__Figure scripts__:
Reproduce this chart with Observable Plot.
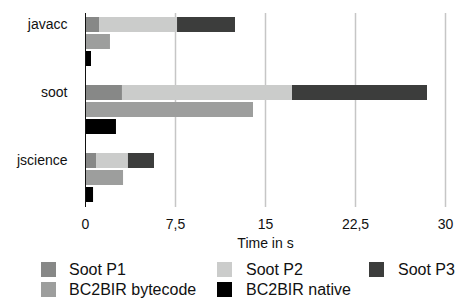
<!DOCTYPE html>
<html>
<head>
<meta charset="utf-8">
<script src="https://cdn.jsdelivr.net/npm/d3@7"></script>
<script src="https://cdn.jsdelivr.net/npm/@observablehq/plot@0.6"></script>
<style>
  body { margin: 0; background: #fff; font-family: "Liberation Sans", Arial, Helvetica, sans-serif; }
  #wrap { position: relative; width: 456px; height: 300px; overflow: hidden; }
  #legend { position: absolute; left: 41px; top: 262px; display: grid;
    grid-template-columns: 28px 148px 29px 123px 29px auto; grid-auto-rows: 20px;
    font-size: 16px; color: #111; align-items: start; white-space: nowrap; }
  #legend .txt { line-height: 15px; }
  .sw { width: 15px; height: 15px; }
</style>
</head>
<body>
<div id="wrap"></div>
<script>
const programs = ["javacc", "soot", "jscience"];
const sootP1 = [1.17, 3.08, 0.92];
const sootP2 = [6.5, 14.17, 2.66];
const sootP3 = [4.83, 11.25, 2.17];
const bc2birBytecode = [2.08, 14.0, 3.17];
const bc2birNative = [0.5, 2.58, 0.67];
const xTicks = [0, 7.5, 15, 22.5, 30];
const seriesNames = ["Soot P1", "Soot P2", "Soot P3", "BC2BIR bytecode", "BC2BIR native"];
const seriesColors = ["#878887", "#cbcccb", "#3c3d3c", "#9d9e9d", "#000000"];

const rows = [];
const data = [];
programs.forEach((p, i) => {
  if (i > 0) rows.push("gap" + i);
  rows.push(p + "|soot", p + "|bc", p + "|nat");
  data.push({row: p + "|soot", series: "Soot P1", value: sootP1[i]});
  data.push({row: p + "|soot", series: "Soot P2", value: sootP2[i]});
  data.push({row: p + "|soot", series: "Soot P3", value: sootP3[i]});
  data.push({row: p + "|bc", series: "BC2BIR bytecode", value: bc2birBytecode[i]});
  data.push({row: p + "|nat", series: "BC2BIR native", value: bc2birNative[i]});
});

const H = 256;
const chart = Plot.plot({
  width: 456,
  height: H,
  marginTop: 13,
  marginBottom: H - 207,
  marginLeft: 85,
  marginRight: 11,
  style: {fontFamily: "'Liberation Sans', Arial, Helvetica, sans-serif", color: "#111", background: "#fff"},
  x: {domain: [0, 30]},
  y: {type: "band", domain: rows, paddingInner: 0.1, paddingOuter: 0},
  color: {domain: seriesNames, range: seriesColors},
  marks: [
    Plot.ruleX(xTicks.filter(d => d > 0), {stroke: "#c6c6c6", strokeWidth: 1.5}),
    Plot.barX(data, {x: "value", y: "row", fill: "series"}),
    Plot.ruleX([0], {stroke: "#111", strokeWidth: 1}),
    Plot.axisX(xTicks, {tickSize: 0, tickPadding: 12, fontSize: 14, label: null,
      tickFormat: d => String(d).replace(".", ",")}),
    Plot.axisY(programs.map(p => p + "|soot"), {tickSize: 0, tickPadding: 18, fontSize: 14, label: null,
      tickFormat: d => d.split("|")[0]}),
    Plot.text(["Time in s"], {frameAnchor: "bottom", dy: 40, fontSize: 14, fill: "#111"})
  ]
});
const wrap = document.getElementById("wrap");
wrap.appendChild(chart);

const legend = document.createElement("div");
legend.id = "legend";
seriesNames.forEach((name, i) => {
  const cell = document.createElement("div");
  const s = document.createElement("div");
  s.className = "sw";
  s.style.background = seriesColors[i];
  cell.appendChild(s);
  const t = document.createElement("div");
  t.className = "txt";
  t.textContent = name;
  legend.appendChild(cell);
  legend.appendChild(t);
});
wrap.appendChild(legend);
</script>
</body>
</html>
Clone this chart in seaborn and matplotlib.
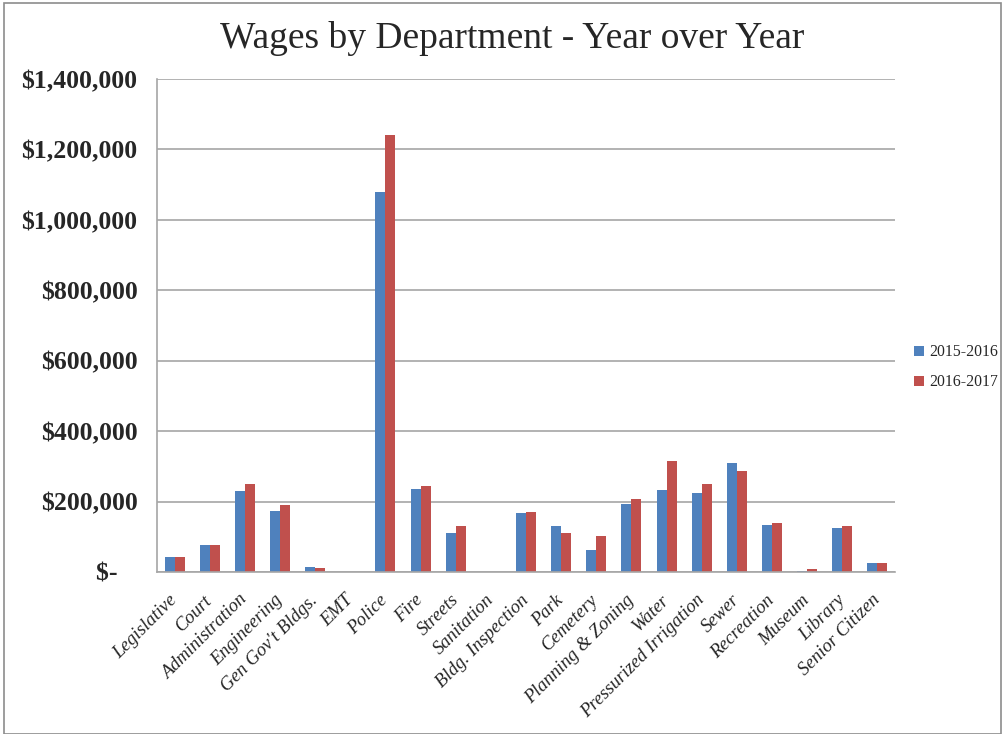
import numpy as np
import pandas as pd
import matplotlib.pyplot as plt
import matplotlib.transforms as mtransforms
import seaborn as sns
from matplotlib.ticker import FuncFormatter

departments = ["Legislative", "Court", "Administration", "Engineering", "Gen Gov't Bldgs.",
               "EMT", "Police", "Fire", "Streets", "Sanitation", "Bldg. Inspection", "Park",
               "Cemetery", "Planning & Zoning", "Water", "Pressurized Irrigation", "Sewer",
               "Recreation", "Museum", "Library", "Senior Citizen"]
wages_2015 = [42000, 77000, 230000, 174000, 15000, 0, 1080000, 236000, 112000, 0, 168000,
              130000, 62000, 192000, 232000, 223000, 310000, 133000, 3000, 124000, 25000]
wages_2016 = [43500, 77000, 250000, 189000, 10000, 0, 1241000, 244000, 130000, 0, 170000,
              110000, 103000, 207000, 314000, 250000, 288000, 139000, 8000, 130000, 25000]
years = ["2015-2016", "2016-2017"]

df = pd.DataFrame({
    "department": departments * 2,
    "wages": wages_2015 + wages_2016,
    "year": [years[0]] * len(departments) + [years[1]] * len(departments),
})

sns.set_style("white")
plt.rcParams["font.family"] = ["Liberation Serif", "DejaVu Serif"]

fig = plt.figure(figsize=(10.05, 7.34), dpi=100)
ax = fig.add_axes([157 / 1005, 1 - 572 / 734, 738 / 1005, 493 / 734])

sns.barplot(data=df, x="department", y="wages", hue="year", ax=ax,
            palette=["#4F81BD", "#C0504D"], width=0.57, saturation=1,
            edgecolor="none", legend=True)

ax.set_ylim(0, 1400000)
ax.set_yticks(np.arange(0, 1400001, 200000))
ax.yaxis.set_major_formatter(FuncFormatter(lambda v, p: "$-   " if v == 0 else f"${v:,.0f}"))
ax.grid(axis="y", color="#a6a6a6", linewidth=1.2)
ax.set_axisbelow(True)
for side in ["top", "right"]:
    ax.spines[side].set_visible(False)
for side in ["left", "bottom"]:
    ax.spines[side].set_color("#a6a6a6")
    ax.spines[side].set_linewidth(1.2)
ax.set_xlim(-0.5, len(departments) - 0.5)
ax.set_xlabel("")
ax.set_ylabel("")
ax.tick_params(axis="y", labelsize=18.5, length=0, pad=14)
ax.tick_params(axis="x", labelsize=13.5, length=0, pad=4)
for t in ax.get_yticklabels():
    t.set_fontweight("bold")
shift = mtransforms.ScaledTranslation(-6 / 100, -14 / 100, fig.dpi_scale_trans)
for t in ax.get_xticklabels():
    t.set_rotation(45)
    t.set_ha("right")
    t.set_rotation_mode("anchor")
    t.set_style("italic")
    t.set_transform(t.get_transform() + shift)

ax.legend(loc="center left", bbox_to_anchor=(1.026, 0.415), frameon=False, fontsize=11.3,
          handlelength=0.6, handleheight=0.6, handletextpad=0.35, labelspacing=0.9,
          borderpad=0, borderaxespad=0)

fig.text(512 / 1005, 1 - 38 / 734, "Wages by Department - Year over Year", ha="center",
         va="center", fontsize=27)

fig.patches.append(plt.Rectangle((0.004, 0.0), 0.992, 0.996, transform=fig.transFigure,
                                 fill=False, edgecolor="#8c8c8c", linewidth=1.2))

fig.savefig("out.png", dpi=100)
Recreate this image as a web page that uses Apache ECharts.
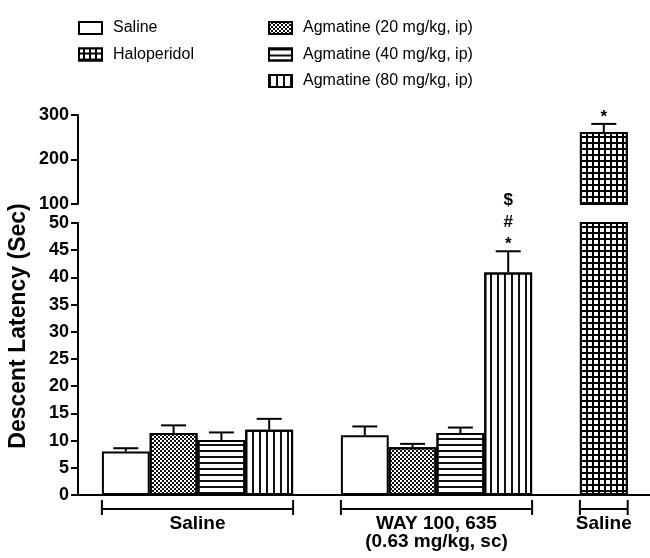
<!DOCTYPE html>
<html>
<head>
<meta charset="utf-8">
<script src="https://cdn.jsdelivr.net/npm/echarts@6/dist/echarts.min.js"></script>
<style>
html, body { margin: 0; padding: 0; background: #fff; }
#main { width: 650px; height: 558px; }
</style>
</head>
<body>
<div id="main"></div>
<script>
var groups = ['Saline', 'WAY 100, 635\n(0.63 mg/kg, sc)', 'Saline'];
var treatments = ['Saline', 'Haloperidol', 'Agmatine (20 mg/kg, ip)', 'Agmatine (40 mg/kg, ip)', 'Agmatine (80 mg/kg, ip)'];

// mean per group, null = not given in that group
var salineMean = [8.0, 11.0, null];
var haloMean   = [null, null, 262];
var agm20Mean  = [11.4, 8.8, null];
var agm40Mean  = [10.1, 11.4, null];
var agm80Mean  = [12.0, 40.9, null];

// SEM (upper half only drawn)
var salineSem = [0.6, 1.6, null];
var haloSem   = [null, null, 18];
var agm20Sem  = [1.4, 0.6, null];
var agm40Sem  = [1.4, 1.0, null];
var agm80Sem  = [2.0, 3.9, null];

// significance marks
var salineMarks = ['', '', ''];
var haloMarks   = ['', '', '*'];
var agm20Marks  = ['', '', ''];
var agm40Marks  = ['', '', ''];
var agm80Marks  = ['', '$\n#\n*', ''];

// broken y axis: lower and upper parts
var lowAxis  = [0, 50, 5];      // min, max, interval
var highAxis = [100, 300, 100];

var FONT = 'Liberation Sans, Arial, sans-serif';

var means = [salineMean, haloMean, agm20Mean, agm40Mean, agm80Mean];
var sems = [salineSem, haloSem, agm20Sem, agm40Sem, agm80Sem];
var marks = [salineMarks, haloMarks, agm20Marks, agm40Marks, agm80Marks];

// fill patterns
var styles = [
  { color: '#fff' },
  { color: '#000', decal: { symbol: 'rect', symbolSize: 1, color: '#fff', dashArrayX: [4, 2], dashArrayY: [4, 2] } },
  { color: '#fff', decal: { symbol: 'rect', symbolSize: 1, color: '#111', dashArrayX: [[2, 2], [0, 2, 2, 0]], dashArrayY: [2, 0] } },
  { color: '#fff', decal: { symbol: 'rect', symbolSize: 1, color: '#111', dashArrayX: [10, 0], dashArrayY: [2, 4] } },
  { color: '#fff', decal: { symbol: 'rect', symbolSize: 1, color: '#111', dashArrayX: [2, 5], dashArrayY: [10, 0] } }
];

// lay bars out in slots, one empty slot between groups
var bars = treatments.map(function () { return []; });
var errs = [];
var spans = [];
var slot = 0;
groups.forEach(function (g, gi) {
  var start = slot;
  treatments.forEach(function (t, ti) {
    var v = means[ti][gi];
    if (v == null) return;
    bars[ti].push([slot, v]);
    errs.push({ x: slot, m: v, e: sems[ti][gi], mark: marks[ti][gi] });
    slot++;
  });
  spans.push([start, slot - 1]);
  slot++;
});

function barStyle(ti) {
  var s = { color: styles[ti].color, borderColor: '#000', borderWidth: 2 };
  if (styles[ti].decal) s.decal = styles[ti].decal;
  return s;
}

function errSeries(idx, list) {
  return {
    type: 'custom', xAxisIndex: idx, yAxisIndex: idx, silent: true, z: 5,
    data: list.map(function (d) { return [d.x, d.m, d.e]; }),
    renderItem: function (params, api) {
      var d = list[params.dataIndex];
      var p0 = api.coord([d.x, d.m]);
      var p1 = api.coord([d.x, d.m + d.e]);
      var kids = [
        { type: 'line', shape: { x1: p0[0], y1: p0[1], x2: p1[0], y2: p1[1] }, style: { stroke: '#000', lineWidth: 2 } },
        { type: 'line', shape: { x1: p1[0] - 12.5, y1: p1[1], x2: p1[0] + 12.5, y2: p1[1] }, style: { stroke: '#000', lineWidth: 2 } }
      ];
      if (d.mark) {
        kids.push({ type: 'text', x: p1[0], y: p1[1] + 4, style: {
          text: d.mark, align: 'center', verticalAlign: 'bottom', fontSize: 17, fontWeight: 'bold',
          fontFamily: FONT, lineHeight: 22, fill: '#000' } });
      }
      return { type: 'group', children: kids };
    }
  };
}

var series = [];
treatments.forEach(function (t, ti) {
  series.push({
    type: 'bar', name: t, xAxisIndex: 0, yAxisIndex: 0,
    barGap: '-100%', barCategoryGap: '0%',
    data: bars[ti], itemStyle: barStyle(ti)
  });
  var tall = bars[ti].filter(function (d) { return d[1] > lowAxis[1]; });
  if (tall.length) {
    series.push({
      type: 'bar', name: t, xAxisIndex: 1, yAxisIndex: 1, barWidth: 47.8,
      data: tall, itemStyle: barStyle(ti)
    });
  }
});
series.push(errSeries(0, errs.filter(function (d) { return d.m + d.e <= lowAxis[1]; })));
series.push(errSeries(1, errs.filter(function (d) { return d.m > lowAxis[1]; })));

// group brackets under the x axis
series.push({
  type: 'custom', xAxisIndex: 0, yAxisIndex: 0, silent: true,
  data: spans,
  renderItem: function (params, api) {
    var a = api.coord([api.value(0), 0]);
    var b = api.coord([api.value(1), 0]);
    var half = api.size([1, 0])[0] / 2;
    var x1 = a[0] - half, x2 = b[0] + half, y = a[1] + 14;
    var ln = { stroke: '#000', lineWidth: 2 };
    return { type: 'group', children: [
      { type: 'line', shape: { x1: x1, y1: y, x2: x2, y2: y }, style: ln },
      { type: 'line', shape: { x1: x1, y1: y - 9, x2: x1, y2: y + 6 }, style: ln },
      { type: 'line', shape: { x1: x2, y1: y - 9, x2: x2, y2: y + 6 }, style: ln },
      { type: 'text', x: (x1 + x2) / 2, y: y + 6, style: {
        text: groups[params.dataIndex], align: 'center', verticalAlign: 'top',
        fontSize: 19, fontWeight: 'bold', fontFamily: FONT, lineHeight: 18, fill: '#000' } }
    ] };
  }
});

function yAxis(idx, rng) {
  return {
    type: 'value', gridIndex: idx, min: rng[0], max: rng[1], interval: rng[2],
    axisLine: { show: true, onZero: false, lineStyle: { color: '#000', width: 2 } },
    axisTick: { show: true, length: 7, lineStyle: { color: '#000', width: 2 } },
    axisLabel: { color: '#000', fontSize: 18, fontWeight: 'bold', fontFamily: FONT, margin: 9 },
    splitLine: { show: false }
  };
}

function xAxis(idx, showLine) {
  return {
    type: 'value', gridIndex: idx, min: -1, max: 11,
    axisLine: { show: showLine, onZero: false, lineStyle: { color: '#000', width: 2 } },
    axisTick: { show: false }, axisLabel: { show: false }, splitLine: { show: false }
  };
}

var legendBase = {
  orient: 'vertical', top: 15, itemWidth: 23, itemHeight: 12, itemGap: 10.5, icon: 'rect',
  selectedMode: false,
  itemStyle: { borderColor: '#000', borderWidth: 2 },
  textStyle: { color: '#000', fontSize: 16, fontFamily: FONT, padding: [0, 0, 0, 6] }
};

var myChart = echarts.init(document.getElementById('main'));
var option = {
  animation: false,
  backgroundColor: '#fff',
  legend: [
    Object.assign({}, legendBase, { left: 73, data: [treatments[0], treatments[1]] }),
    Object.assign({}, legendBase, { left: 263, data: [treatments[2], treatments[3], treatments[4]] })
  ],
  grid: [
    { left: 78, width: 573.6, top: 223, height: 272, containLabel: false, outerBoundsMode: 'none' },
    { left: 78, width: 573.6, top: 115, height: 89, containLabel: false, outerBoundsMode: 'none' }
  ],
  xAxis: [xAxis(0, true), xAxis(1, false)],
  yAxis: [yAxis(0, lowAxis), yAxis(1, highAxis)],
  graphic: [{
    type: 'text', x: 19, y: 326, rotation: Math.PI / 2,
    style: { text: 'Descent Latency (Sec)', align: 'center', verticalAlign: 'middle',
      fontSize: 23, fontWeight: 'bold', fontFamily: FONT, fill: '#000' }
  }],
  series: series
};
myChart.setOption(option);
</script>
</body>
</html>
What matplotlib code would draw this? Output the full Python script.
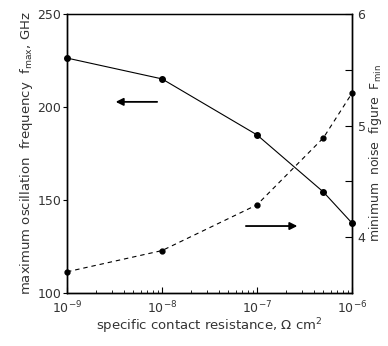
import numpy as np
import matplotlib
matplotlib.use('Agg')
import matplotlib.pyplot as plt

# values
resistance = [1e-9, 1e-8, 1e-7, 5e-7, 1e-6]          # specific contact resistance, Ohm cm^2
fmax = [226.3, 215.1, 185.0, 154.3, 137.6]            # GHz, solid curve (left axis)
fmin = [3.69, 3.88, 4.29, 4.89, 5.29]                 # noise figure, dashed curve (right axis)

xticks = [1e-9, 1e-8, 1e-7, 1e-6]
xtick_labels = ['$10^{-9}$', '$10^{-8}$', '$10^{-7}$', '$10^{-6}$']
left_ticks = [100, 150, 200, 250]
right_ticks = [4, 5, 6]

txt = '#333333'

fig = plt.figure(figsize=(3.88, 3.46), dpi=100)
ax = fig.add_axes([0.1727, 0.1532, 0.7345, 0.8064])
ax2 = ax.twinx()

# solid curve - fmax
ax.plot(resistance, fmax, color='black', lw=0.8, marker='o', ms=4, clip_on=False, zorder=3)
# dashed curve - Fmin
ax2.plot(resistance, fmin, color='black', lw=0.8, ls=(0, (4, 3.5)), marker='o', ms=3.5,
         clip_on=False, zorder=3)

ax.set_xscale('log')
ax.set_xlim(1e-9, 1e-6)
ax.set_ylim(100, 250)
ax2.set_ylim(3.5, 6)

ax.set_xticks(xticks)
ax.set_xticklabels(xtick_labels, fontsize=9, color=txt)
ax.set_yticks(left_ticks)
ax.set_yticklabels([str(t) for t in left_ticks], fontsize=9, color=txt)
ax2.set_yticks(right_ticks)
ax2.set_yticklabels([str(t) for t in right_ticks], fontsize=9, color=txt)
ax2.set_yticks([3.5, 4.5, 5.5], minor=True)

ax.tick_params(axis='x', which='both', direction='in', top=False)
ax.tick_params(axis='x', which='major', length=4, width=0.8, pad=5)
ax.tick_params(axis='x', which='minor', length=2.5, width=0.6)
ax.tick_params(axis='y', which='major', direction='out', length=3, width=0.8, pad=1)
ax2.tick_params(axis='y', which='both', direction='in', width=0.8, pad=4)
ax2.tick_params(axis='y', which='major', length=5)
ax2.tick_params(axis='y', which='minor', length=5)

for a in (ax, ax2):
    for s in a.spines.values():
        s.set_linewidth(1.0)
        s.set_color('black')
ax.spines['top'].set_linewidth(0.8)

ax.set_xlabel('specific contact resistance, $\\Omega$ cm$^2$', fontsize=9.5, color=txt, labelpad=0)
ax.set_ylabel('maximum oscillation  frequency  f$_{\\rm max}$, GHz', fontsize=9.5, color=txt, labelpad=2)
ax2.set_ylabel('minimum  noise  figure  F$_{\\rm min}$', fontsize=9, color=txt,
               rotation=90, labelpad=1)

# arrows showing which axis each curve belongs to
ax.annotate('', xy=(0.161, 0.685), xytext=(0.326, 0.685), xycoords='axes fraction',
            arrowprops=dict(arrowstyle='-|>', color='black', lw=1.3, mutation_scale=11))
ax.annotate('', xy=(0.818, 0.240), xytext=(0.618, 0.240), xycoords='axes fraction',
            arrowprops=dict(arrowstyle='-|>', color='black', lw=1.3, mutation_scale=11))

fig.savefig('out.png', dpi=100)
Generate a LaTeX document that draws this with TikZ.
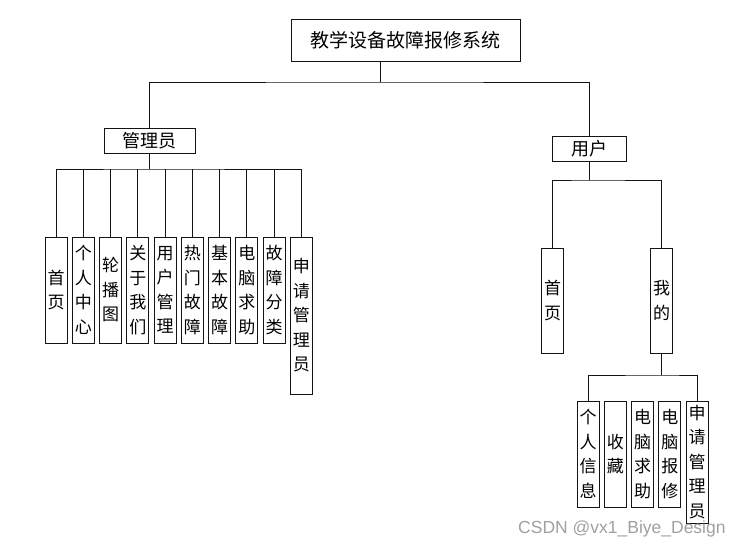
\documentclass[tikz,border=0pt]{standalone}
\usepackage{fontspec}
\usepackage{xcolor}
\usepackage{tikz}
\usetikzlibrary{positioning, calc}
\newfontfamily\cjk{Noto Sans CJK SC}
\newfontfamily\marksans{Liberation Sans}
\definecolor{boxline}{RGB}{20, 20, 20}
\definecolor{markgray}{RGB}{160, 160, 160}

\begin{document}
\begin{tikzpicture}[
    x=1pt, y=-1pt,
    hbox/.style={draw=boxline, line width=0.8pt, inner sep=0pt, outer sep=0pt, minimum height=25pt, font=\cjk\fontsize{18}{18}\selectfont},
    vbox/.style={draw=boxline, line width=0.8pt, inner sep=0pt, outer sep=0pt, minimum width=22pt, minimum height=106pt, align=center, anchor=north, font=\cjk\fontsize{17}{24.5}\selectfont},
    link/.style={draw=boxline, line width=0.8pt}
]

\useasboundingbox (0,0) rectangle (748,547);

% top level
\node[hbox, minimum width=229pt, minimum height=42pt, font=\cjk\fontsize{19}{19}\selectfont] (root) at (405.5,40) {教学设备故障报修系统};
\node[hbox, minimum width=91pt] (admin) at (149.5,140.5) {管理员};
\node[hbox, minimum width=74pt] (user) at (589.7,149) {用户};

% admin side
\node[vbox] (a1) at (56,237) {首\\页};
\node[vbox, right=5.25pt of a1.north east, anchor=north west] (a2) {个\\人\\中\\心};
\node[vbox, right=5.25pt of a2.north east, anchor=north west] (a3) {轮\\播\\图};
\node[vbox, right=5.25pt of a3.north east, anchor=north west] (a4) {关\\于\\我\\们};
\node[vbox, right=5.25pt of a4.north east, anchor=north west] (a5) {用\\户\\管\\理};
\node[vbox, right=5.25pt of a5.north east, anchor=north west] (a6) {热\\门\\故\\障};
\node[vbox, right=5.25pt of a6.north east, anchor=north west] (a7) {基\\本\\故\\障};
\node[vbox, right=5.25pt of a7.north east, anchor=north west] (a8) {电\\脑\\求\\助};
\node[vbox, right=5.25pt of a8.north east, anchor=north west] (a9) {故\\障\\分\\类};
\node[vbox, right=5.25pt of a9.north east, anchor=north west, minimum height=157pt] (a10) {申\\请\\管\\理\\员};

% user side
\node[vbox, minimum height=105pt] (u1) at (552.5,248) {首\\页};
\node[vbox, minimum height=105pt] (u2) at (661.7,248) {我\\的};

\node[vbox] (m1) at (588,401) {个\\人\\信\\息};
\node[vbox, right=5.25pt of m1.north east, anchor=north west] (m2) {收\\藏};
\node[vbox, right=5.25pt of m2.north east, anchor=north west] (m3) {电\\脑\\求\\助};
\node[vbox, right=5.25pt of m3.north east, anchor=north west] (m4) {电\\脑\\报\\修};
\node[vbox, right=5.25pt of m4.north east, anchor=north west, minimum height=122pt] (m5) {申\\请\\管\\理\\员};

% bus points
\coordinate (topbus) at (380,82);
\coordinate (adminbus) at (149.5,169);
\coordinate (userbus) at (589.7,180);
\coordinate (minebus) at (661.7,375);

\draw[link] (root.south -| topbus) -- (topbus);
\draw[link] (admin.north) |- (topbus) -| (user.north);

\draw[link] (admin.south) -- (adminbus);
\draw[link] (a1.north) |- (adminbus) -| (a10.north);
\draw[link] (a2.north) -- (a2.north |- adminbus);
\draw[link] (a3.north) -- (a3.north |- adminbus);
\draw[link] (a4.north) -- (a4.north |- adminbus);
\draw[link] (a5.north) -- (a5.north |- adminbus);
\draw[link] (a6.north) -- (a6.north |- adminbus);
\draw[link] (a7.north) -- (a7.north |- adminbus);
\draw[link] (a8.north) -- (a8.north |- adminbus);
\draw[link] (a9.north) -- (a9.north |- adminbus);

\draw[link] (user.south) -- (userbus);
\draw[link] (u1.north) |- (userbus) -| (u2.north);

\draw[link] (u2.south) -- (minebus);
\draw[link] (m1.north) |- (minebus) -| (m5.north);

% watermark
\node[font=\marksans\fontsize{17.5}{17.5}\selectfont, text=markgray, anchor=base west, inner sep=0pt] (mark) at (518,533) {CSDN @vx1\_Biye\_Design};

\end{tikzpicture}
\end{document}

__TASK PROMPT__:
In the listing above, find the line containing "What matplotlib code" and the line containing "ax2.set_ylim(3.5, 6)", then write out both of them and every line between, exactly, with no pictures.

__ANSWER FOR THIS EXERCISE__:
What matplotlib code would draw this? Output the full Python script.
import numpy as np
import matplotlib
matplotlib.use('Agg')
import matplotlib.pyplot as plt

# values
resistance = [1e-9, 1e-8, 1e-7, 5e-7, 1e-6]          # specific contact resistance, Ohm cm^2
fmax = [226.3, 215.1, 185.0, 154.3, 137.6]            # GHz, solid curve (left axis)
fmin = [3.69, 3.88, 4.29, 4.89, 5.29]                 # noise figure, dashed curve (right axis)

xticks = [1e-9, 1e-8, 1e-7, 1e-6]
xtick_labels = ['$10^{-9}$', '$10^{-8}$', '$10^{-7}$', '$10^{-6}$']
left_ticks = [100, 150, 200, 250]
right_ticks = [4, 5, 6]

txt = '#333333'

fig = plt.figure(figsize=(3.88, 3.46), dpi=100)
ax = fig.add_axes([0.1727, 0.1532, 0.7345, 0.8064])
ax2 = ax.twinx()

# solid curve - fmax
ax.plot(resistance, fmax, color='black', lw=0.8, marker='o', ms=4, clip_on=False, zorder=3)
# dashed curve - Fmin
ax2.plot(resistance, fmin, color='black', lw=0.8, ls=(0, (4, 3.5)), marker='o', ms=3.5,
         clip_on=False, zorder=3)

ax.set_xscale('log')
ax.set_xlim(1e-9, 1e-6)
ax.set_ylim(100, 250)
ax2.set_ylim(3.5, 6)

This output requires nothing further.